A generalidade dos residentes sabe o que se passa, mas para eles se o governo continua a distribuir dinheiro à população, então, está tudo bem. Querem que o governo mantenha o bem-estar social.
Isso desilude-o?
Não. Também penso que o sistema democrático é apenas uma de várias questões que têm de ser pensadas. Como a educação, a saúde, por exemplo. Sei que o povo de Macau vai lutar por estas questões.
Não se vislumbra uma melhoria do sistema político a curto prazo. As pessoas em Macau, como eu, não conseguem mudar nada na China. No entanto, devemos continuar com este ideal de democracia.
Há alguma esperança de um futuro mais democrático em Macau?
Espero que Macau tenha um dia um novo poder e novas vozes. A nova geração tem um nível académico muito elevado. Mas, claro, precisa de tempo para consolidar uma posição social. Eu vou continuar a dar a minha opinião sobre Macau. E sei que o problema não é só a China. Todo o mundo está a enfrentar problemas graves. São precisas novas vozes no mundo.

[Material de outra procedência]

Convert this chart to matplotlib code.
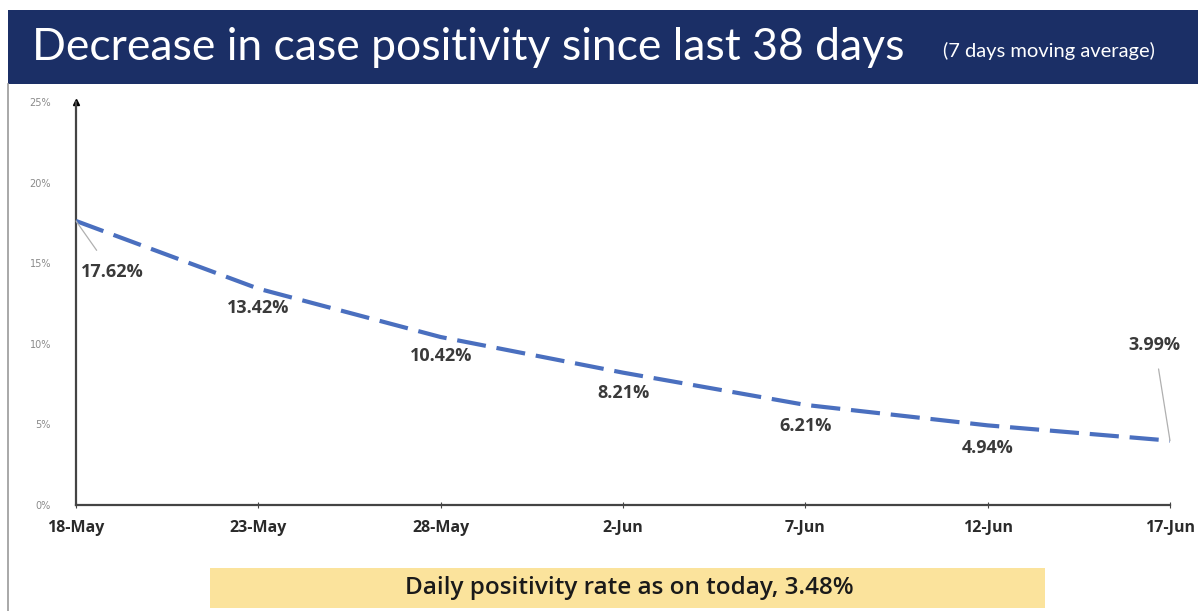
import matplotlib
matplotlib.use("Agg")
import matplotlib.pyplot as plt
import pandas as pd
from matplotlib.patches import Rectangle
from matplotlib.lines import Line2D

dates = ["2021-05-18", "2021-05-23", "2021-05-28", "2021-06-02",
         "2021-06-07", "2021-06-12", "2021-06-17"]
tick_labels = ["18-May", "23-May", "28-May", "2-Jun", "7-Jun", "12-Jun", "17-Jun"]
positivity = [17.62, 13.42, 10.42, 8.21, 6.21, 4.94, 3.99]
y_ticks = [0, 5, 10, 15, 20, 25]

title = "Decrease in case positivity since last 38 days"
subtitle = "(7 days moving average)"
footer = "Daily positivity rate as on today, 3.48%"

x = pd.to_datetime(dates)

fig = plt.figure(figsize=(11.98, 6.11), dpi=100)
fig.patch.set_facecolor("white")

# Title bar
fig.add_artist(Rectangle((8/1198, 1 - 84/611), 1 - 8/1198, 74/611,
                         transform=fig.transFigure, facecolor="#1b2f66",
                         edgecolor="none", zorder=0))
fig.text(32/1198, 1 - 47/611, title, color="white", fontsize=32,
         family="Lato", va="center", ha="left")
fig.text(943/1198, 1 - 51/611, subtitle, color="white", fontsize=14.5,
         family="Lato", va="center", ha="left")
# left border line
fig.add_artist(Line2D([8/1198, 8/1198], [0, 1 - 84/611], transform=fig.transFigure,
                      color="#9a9a9a", lw=1.2))

# Footer box
fig.add_artist(Rectangle((210/1198, 1 - 608/611), 835/1198, 40/611,
                         transform=fig.transFigure, facecolor="#fbe39c",
                         edgecolor="none"))
fig.text(629/1198, 1 - 588/611, footer, color="#1a1a1a", fontsize=17.5,
         family="Open Sans", weight="semibold", va="center", ha="center")

ax = fig.add_axes([76/1198, 1 - 505/611, (1170 - 76)/1198, (505 - 102)/611])
ax.plot(x, positivity, color="#4a6fbf", lw=3.0, dashes=(7, 2.6),
        solid_capstyle="butt", zorder=3)
ax.set_ylim(0, 25)
ax.set_xlim(x[0], x[-1])
ax.set_yticks(y_ticks)
ax.set_yticklabels([f"{v}%" for v in y_ticks], fontsize=7, color="#8a8a8a")
ax.set_xticks(x)
ax.set_xticklabels(tick_labels, fontsize=11.5, weight="bold", color="#2a2a2a",
                   family="Open Sans")
ax.tick_params(axis="y", length=0, pad=18)
ax.tick_params(axis="x", length=5, direction="inout", color="#444444", pad=8)
for s in ["top", "right"]:
    ax.spines[s].set_visible(False)
for s in ["left", "bottom"]:
    ax.spines[s].set_color("#444444")
    ax.spines[s].set_linewidth(1.6)
ax.plot([0], [1], marker="^", markersize=4, color="black",
        transform=ax.transAxes, clip_on=False)

lab_kw = dict(fontsize=13, weight="bold", color="#3a3a3a", family="Open Sans")
offsets = [(26, -37), (0, -14), (0, -14), (0, -15), (0, -15), (0, -16), (-11, 69)]
for i, (xi, v) in enumerate(zip(x, positivity)):
    dx, dy = offsets[i]
    if i == 0 or i == len(positivity) - 1:
        ax.annotate(f"{v:.2f}%", xy=(xi, v), xytext=(dx, dy), textcoords="offset points",
                    ha="center", va="center",
                    arrowprops=dict(arrowstyle="-", color="#b0b0b0", lw=0.9,
                                    shrinkA=9, shrinkB=0),
                    **lab_kw)
    else:
        ax.annotate(f"{v:.2f}%", xy=(xi, v), xytext=(dx, dy), textcoords="offset points",
                    ha="center", va="center", **lab_kw)

fig.savefig("out.png", dpi=100)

Disse que vai continuar a expressar as suas opiniões. Que não vai ficar em silêncio. Sente-se livre?
Se ajudar algumas pessoas publicamente, num caso que critique o governo, sei que elas terão problemas. Por isso, continuo a seguir alguns casos, mas não publicamente.
Não é um ambiente muito bom. Mas sei que não sou o único a passar por isto. Muitas pessoas enfrentam dificuldades. Na vida há sempre dificuldades, e acreditamos que um dia essas dificuldades serão ultrapassadas.
Alguma vez pensou em desistir das suas convicções políticas?
Podia mudar radicalmente as minhas convicções políticas, e tentar outra vez voltar à Assembleia Legislativa. Mas se o fizesse, estaria a desistir completamente de mim mesmo.